• _SUPPLIED DATA_:
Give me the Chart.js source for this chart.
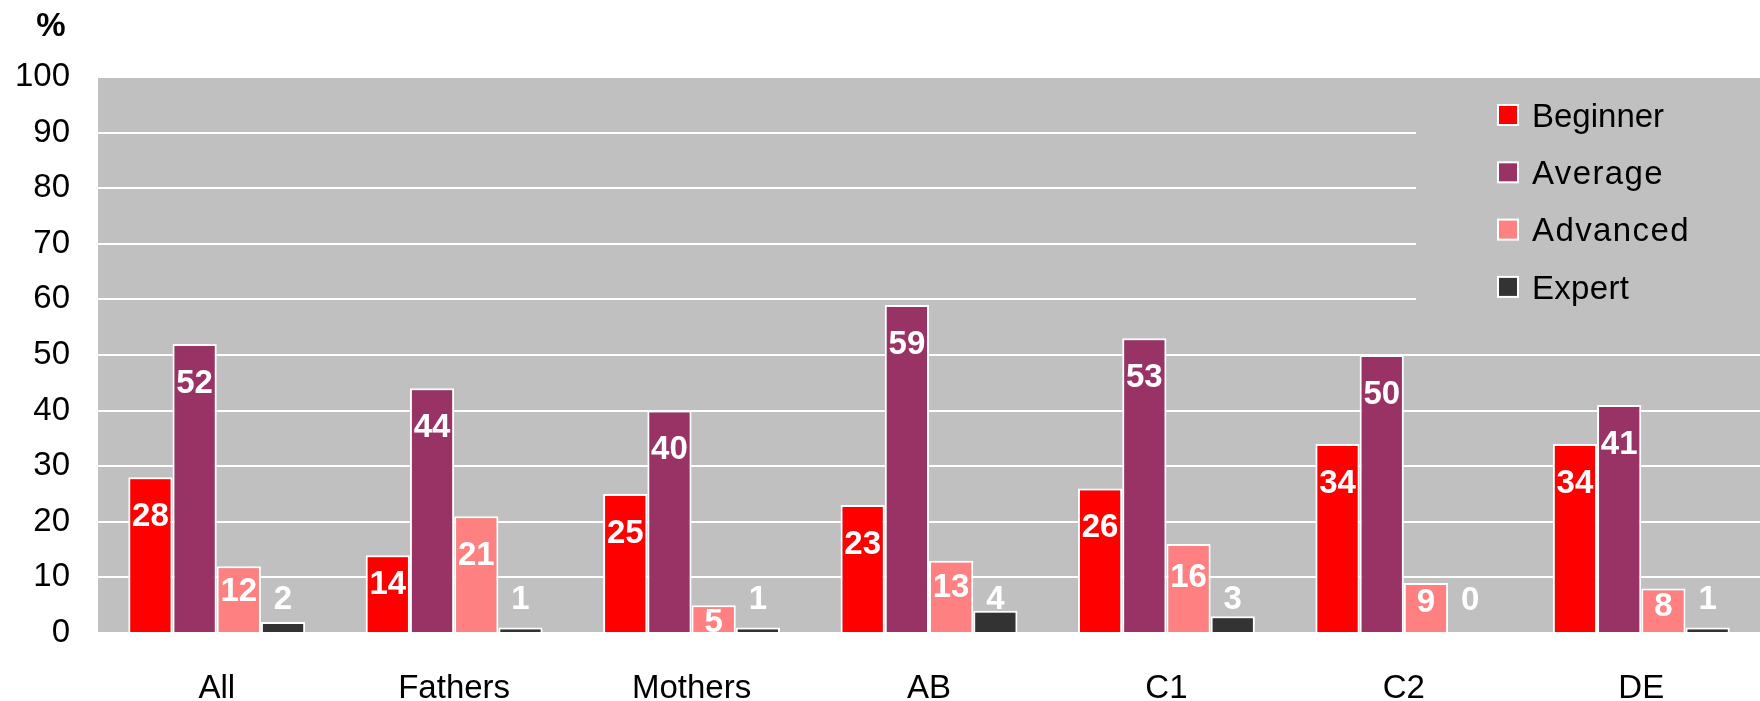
<!DOCTYPE html>
<html>
<head>
<meta charset="utf-8">
<script src="https://cdn.jsdelivr.net/npm/chart.js@4/dist/chart.umd.min.js"></script>
<style>
  html, body { margin: 0; padding: 0; background: #ffffff; }
  #wrap { width: 1760px; height: 701px; }
</style>
</head>
<body>
<div id="wrap"><canvas id="c" width="1760" height="701"></canvas></div>
<script>
// ---- data ----
const categories = ['All', 'Fathers', 'Mothers', 'AB', 'C1', 'C2', 'DE'];
const seriesNames = ['Beginner', 'Average', 'Advanced', 'Expert'];
const beginner = [28, 14, 25, 23, 26, 34, 34];
const average  = [52, 44, 40, 59, 53, 50, 41];
const advanced = [12, 21, 5, 13, 16, 9, 8];
const expert   = [2, 1, 1, 4, 3, 0, 1];
const yMin = 0, yMax = 100, yStep = 10;
const unitLabel = '%';

// ---- styles ----
const colors = ['#FF0000', '#993366', '#FF8080', '#333333'];
const legendSpacing = ['0px', '1.4px', '1.4px', '0.3px'];
const FONT = "'Liberation Sans', Arial, Helvetica, sans-serif";
const FS = 33;
const CAP = FS * 0.716 / 2; // half cap height, to centre digits/caps on a point

const seriesValues = [beginner, average, advanced, expert];
const datasets = seriesNames.map((name, i) => ({
  label: name,
  data: seriesValues[i],
  backgroundColor: colors[i],
  borderColor: '#ffffff',
  borderWidth: 2,
  borderSkipped: 'start',
  categoryPercentage: 0.745,
  barPercentage: 1.0,
  labelOutside: i === 3
}));

const plotBg = {
  id: 'plotBg',
  beforeDraw(chart) {
    const a = chart.chartArea, ctx = chart.ctx;
    ctx.save();
    ctx.fillStyle = '#C0C0C0';
    ctx.fillRect(a.left, a.top, a.right - a.left, a.bottom - a.top);
    ctx.restore();
  }
};

const legendInside = {
  id: 'legendInside',
  beforeDatasetsDraw(chart) {
    const a = chart.chartArea, ctx = chart.ctx;
    ctx.save();
    ctx.fillStyle = '#C0C0C0';
    ctx.fillRect(a.right - 344, a.top + 25, 344, 218);
    ctx.restore();
  },
  afterDraw(chart) {
    const a = chart.chartArea, ctx = chart.ctx;
    ctx.save();
    const boxX = a.right - 263, textX = a.right - 228;
    chart.data.datasets.forEach((ds, i) => {
      const cy = a.top + 38 + i * 57.3;
      ctx.fillStyle = '#ffffff';
      ctx.fillRect(boxX, cy - 11, 22, 22);
      ctx.fillStyle = ds.backgroundColor;
      ctx.fillRect(boxX + 2, cy - 9, 18, 18);
      ctx.fillStyle = '#000000';
      ctx.font = FS + 'px ' + FONT;
      ctx.textAlign = 'left';
      ctx.textBaseline = 'alphabetic';
      ctx.letterSpacing = legendSpacing[i];
      ctx.fillText(ds.label, textX, cy + CAP);
    });
    ctx.letterSpacing = '0px';
    // unit label
    ctx.font = 'bold ' + FS + 'px ' + FONT;
    ctx.textAlign = 'center';
    ctx.textBaseline = 'alphabetic';
    ctx.fillText(unitLabel, 51, 24 + CAP);
    ctx.restore();
  }
};

const valueLabels = {
  id: 'valueLabels',
  afterDatasetsDraw(chart) {
    const ctx = chart.ctx;
    ctx.save();
    ctx.font = 'bold ' + FS + 'px ' + FONT;
    ctx.textAlign = 'center';
    ctx.textBaseline = 'alphabetic';
    ctx.fillStyle = '#ffffff';
    chart.data.datasets.forEach((ds, di) => {
      const meta = chart.getDatasetMeta(di);
      meta.data.forEach((el, i) => {
        const v = ds.data[i];
        const bh = el.base - el.y;
        let cy;
        if (ds.labelOutside) {
          cy = Math.min(el.y - 13, el.base - 35);
        } else {
          cy = el.y + Math.min(37, Math.max(15, bh * 0.35));
        }
        ctx.fillText(String(v), el.x, cy + CAP);
      });
    });
    ctx.restore();
  }
};

new Chart(document.getElementById('c'), {
  type: 'bar',
  data: { labels: categories, datasets },
  options: {
    responsive: false,
    animation: false,
    devicePixelRatio: 1,
    layout: { padding: { top: 77, left: 0, right: 0, bottom: 0 } },
    plugins: {
      legend: { display: false },
      tooltip: { enabled: false },
      title: { display: false }
    },
    scales: {
      x: {
        grid: { display: false, drawTicks: false },
        border: { display: false },
        ticks: { color: '#000000', font: { family: FONT, size: FS }, padding: 36, maxRotation: 0, autoSkip: false },
        afterFit(s) { s.height = 68; }
      },
      y: {
        min: yMin, max: yMax,
        grid: { color: '#ffffff', lineWidth: 2, drawTicks: false },
        border: { display: false },
        ticks: { stepSize: yStep, color: '#000000', font: { family: FONT, size: FS }, padding: 28 },
        afterFit(s) { s.width = 98; }
      }
    }
  },
  plugins: [plotBg, legendInside, valueLabels]
});
</script>
</body>
</html>
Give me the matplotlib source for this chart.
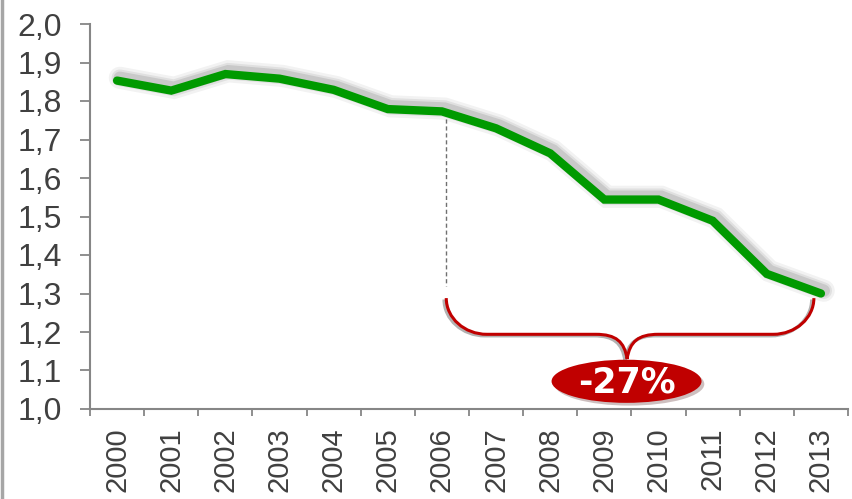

• _GIVEN INSTRUCTION_: Each entry above should be reproduced exactly, with the pictures removed.

• _EXERCISE RESPONSE_:
Give me the Chart.js source for this chart.
<!DOCTYPE html>
<html>
<head>
<meta charset="utf-8">
<script src="https://cdn.jsdelivr.net/npm/chart.js@4/dist/chart.umd.min.js"></script>
<style>
  html, body { margin: 0; padding: 0; background: #ffffff; }
  #wrap { width: 1760px; height: 701px; }
</style>
</head>
<body>
<div id="wrap"><canvas id="c" width="1760" height="701"></canvas></div>
<script>
// ---- data ----
const categories = ['All', 'Fathers', 'Mothers', 'AB', 'C1', 'C2', 'DE'];
const seriesNames = ['Beginner', 'Average', 'Advanced', 'Expert'];
const beginner = [28, 14, 25, 23, 26, 34, 34];
const average  = [52, 44, 40, 59, 53, 50, 41];
const advanced = [12, 21, 5, 13, 16, 9, 8];
const expert   = [2, 1, 1, 4, 3, 0, 1];
const yMin = 0, yMax = 100, yStep = 10;
const unitLabel = '%';

// ---- styles ----
const colors = ['#FF0000', '#993366', '#FF8080', '#333333'];
const legendSpacing = ['0px', '1.4px', '1.4px', '0.3px'];
const FONT = "'Liberation Sans', Arial, Helvetica, sans-serif";
const FS = 33;
const CAP = FS * 0.716 / 2; // half cap height, to centre digits/caps on a point

const seriesValues = [beginner, average, advanced, expert];
const datasets = seriesNames.map((name, i) => ({
  label: name,
  data: seriesValues[i],
  backgroundColor: colors[i],
  borderColor: '#ffffff',
  borderWidth: 2,
  borderSkipped: 'start',
  categoryPercentage: 0.745,
  barPercentage: 1.0,
  labelOutside: i === 3
}));

const plotBg = {
  id: 'plotBg',
  beforeDraw(chart) {
    const a = chart.chartArea, ctx = chart.ctx;
    ctx.save();
    ctx.fillStyle = '#C0C0C0';
    ctx.fillRect(a.left, a.top, a.right - a.left, a.bottom - a.top);
    ctx.restore();
  }
};

const legendInside = {
  id: 'legendInside',
  beforeDatasetsDraw(chart) {
    const a = chart.chartArea, ctx = chart.ctx;
    ctx.save();
    ctx.fillStyle = '#C0C0C0';
    ctx.fillRect(a.right - 344, a.top + 25, 344, 218);
    ctx.restore();
  },
  afterDraw(chart) {
    const a = chart.chartArea, ctx = chart.ctx;
    ctx.save();
    const boxX = a.right - 263, textX = a.right - 228;
    chart.data.datasets.forEach((ds, i) => {
      const cy = a.top + 38 + i * 57.3;
      ctx.fillStyle = '#ffffff';
      ctx.fillRect(boxX, cy - 11, 22, 22);
      ctx.fillStyle = ds.backgroundColor;
      ctx.fillRect(boxX + 2, cy - 9, 18, 18);
      ctx.fillStyle = '#000000';
      ctx.font = FS + 'px ' + FONT;
      ctx.textAlign = 'left';
      ctx.textBaseline = 'alphabetic';
      ctx.letterSpacing = legendSpacing[i];
      ctx.fillText(ds.label, textX, cy + CAP);
    });
    ctx.letterSpacing = '0px';
    // unit label
    ctx.font = 'bold ' + FS + 'px ' + FONT;
    ctx.textAlign = 'center';
    ctx.textBaseline = 'alphabetic';
    ctx.fillText(unitLabel, 51, 24 + CAP);
    ctx.restore();
  }
};

const valueLabels = {
  id: 'valueLabels',
  afterDatasetsDraw(chart) {
    const ctx = chart.ctx;
    ctx.save();
    ctx.font = 'bold ' + FS + 'px ' + FONT;
    ctx.textAlign = 'center';
    ctx.textBaseline = 'alphabetic';
    ctx.fillStyle = '#ffffff';
    chart.data.datasets.forEach((ds, di) => {
      const meta = chart.getDatasetMeta(di);
      meta.data.forEach((el, i) => {
        const v = ds.data[i];
        const bh = el.base - el.y;
        let cy;
        if (ds.labelOutside) {
          cy = Math.min(el.y - 13, el.base - 35);
        } else {
          cy = el.y + Math.min(37, Math.max(15, bh * 0.35));
        }
        ctx.fillText(String(v), el.x, cy + CAP);
      });
    });
    ctx.restore();
  }
};

new Chart(document.getElementById('c'), {
  type: 'bar',
  data: { labels: categories, datasets },
  options: {
    responsive: false,
    animation: false,
    devicePixelRatio: 1,
    layout: { padding: { top: 77, left: 0, right: 0, bottom: 0 } },
    plugins: {
      legend: { display: false },
      tooltip: { enabled: false },
      title: { display: false }
    },
    scales: {
      x: {
        grid: { display: false, drawTicks: false },
        border: { display: false },
        ticks: { color: '#000000', font: { family: FONT, size: FS }, padding: 36, maxRotation: 0, autoSkip: false },
        afterFit(s) { s.height = 68; }
      },
      y: {
        min: yMin, max: yMax,
        grid: { color: '#ffffff', lineWidth: 2, drawTicks: false },
        border: { display: false },
        ticks: { stepSize: yStep, color: '#000000', font: { family: FONT, size: FS }, padding: 28 },
        afterFit(s) { s.width = 98; }
      }
    }
  },
  plugins: [plotBg, legendInside, valueLabels]
});
</script>
</body>
</html>
Give me the matplotlib source for this chart.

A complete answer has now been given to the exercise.